Thai Chilli Basil Chicken

(from castro15’s recipe box)

Categories: Asian

Ingredients

  • 7oz chicken thigh fillet, skinless boneless, cut into bite size pieces
  • 1 scallion/shallot stem, cut into 2" lengths.
  • 1 cup Thai basil leaves, loosely packed
  • 2 large cloves of garlic, finely chopped
  • 1 birds eye or Thai chilli, deseed and finely chopped
  • 1 1/2 tbsp oil (peanut, vegetable or canola)
  • Sauce
  • 2 tsp oyster sauce
  • 1 tsp light soy sauce
  • 1 tsp dark soy sauce (or all purpose)
  • 1 tsp sugar
  • 2 tbsp water

Directions

  1. Put Sauce ingredients in a small bowl and mix to combine.

  2. Heat oil in wok or pan over high heat.

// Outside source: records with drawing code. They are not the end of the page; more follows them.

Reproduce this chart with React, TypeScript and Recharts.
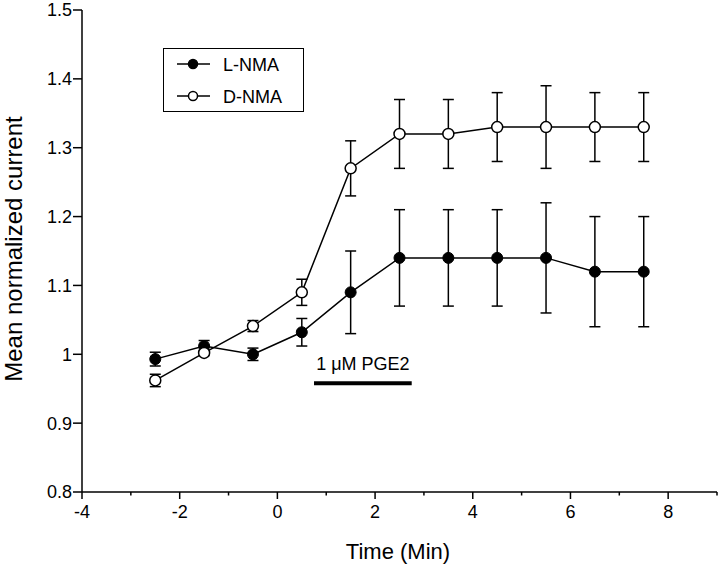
import React from 'react';
import { ComposedChart, Line, XAxis, YAxis, ErrorBar, ReferenceLine, Legend } from 'recharts';

const times = [-2.5, -1.5, -0.5, 0.5, 1.5, 2.5, 3.5, 4.5, 5.5, 6.5, 7.5];
const lNma = [0.993, 1.012, 1.0, 1.032, 1.09, 1.14, 1.14, 1.14, 1.14, 1.12, 1.12];
const lNmaErr = [0.01, 0.008, 0.009, 0.02, 0.06, 0.07, 0.07, 0.07, 0.08, 0.08, 0.08];
const dNma = [0.962, 1.002, 1.041, 1.09, 1.27, 1.32, 1.32, 1.33, 1.33, 1.33, 1.33];
const dNmaErr = [0.009, 0.004, 0.008, 0.019, 0.04, 0.05, 0.05, 0.05, 0.06, 0.05, 0.05];

const seriesNames = ['L-NMA', 'D-NMA'];
const xTicks = [-4, -3, -2, -1, 0, 1, 2, 3, 4, 5, 6, 7, 8, 9];
const yTicks = [0.8, 0.9, 1, 1.1, 1.2, 1.3, 1.4, 1.5];
const pgeStart = 0.75;
const pgeEnd = 2.75;
const pgeLevel = 0.958;
const pgeText = '1 \u03bcM PGE2';

const data = times.map((t, i) => ({
  t,
  l: lNma[i],
  lErr: lNmaErr[i],
  d: dNma[i],
  dErr: dNmaErr[i],
}));

const FONT = "'Liberation Sans', Arial, Helvetica, sans-serif";

const XTick = (props: any) => {
  const { x, y, payload } = props;
  const major = payload.value % 2 === 0;
  return (
    <g>
      <line x1={x} x2={x} y1={y} y2={y + (major ? 7 : 3.5)} stroke="#000" strokeWidth={1.5} />
      {major && (
        <text x={x} y={y + 26} textAnchor="middle" fontSize={18} fill="#000" fontFamily={FONT}>
          {payload.value}
        </text>
      )}
    </g>
  );
};

const LegendBox = () => (
  <div style={{ width: 141, height: 64, border: '1.5px solid #000', boxSizing: 'border-box', background: '#fff' }}>
    <svg width={138} height={61} style={{ display: 'block' }}>
      {seriesNames.map((name, i) => {
        const cy = 15 + i * 32;
        return (
          <g key={name}>
            <line x1={13} x2={46} y1={cy} y2={cy} stroke="#000" strokeWidth={1.5} />
            <circle cx={29} cy={cy} r={4.5} fill={i === 0 ? '#000' : '#fff'} stroke="#000" strokeWidth={1.5} />
            <text x={59} y={cy + 6.5} fontSize={18} fill="#000" fontFamily={FONT}>{name}</text>
          </g>
        );
      })}
    </svg>
  </div>
);

export default function App() {
  return (
    <div style={{ position: 'absolute', left: 0, top: 0, width: 720, height: 569, background: '#fff', fontFamily: FONT }}>
      <ComposedChart width={720} height={569} data={data} margin={{ top: 10, right: 3, bottom: 0, left: 0 }}>
        <XAxis
          dataKey="t"
          type="number"
          domain={[-4, 9]}
          ticks={xTicks}
          interval={0}
          tickSize={0}
          tickMargin={0}
          tickLine={false}
          tick={<XTick />}
          height={77}
          axisLine={{ stroke: '#000', strokeWidth: 1.5 }}
          label={{
            content: () => (
              <text x={398} y={559} textAnchor="middle" fontSize={22} fill="#000" fontFamily={FONT}>
                Time (Min)
              </text>
            ),
          }}
        />
        <YAxis
          type="number"
          domain={[0.8, 1.5]}
          ticks={yTicks}
          interval={0}
          width={82}
          tickSize={9}
          tickMargin={1}
          tick={{ fill: '#000', fontSize: 18, fontFamily: FONT }}
          tickLine={{ stroke: '#000', strokeWidth: 1.5 }}
          axisLine={{ stroke: '#000', strokeWidth: 1.5 }}
          label={{
            content: () => (
              <text
                x={22}
                y={249}
                transform="rotate(-90, 22, 249)"
                textAnchor="middle"
                fontSize={24}
                fill="#000"
                fontFamily={FONT}
              >
                Mean normalized current
              </text>
            ),
          }}
        />
        <ReferenceLine
          segment={[{ x: pgeStart, y: pgeLevel }, { x: pgeEnd, y: pgeLevel }]}
          stroke="#000"
          strokeWidth={4}
          label={{ value: pgeText, position: 'top', offset: 13, fontSize: 18, fill: '#000', fontFamily: FONT }}
        />
        <Line
          dataKey="l"
          name={seriesNames[0]}
          stroke="#000"
          strokeWidth={1.5}
          dot={{ r: 5.5, fill: '#000', stroke: '#000', strokeWidth: 1 }}
          activeDot={false}
          isAnimationActive={false}
        >
          <ErrorBar dataKey="lErr" direction="y" width={5.5} stroke="#000" strokeWidth={1.5} isAnimationActive={false} />
        </Line>
        <Line
          dataKey="d"
          name={seriesNames[1]}
          stroke="#000"
          strokeWidth={1.5}
          dot={{ r: 5.5, fill: '#fff', stroke: '#000', strokeWidth: 1.5 }}
          activeDot={false}
          isAnimationActive={false}
        >
          <ErrorBar dataKey="dErr" direction="y" width={5.5} stroke="#000" strokeWidth={1.5} isAnimationActive={false} />
        </Line>
        <Legend
          layout="vertical"
          align="center"
          verticalAlign="middle"
          wrapperStyle={{ position: 'absolute', left: 163, top: 48, width: 141, height: 64 }}
          content={() => <LegendBox />}
        />
      </ComposedChart>
    </div>
  );
}
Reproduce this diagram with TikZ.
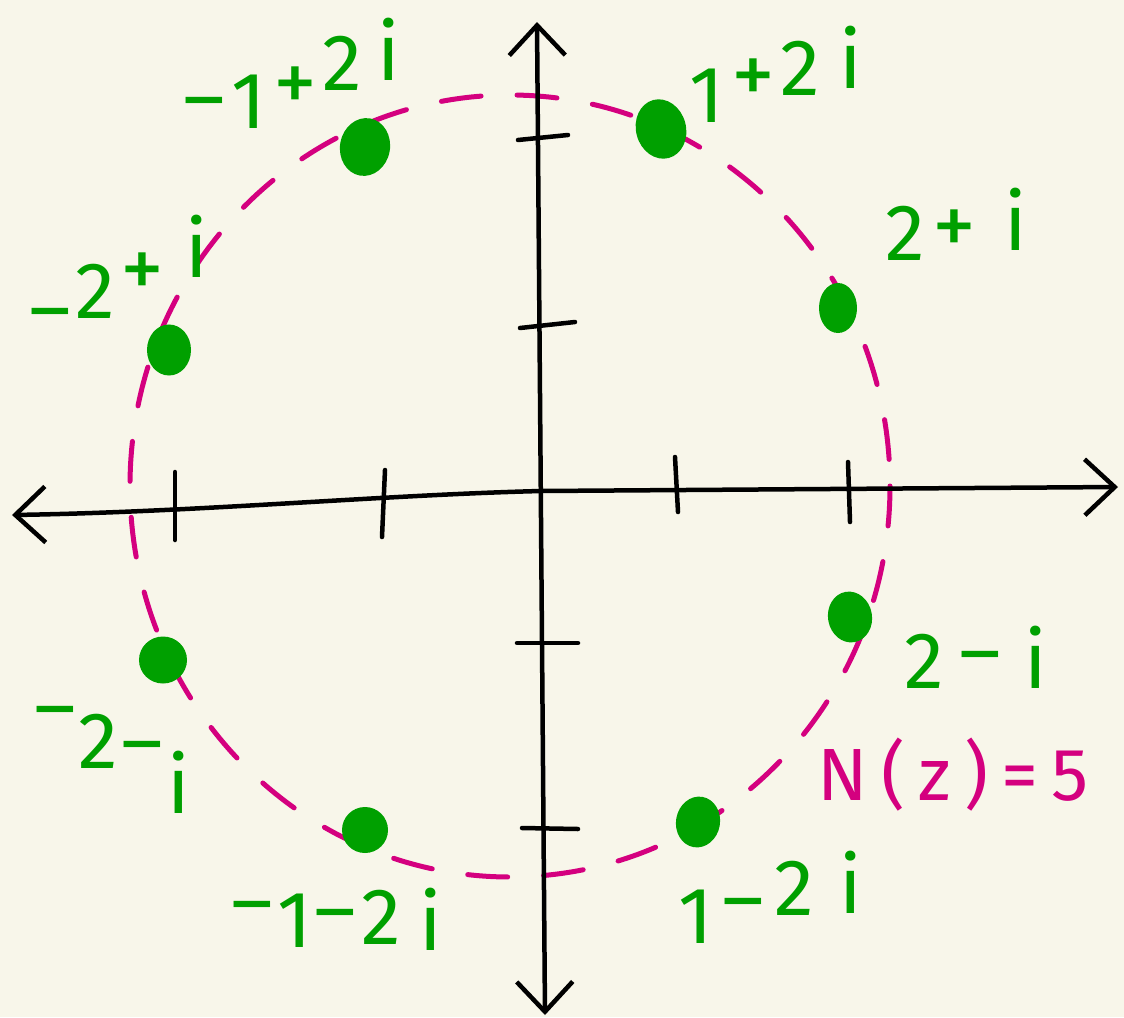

  3. Add garlic and chilli and cook for 10 seconds. Don’t inhale – the chilli will make you cough!

  4. Add the white part of the shallots/scallions and chicken and fry until cooked, around 2 minutes.

  5. Add sauce and cook for 1 minute until the water evaporates to make a thick glossy sauce.

  6. Remove from heat and toss through green part of scallions/shallots and the end.basil leaves. Stir until just wilted, then serve immediately with rice.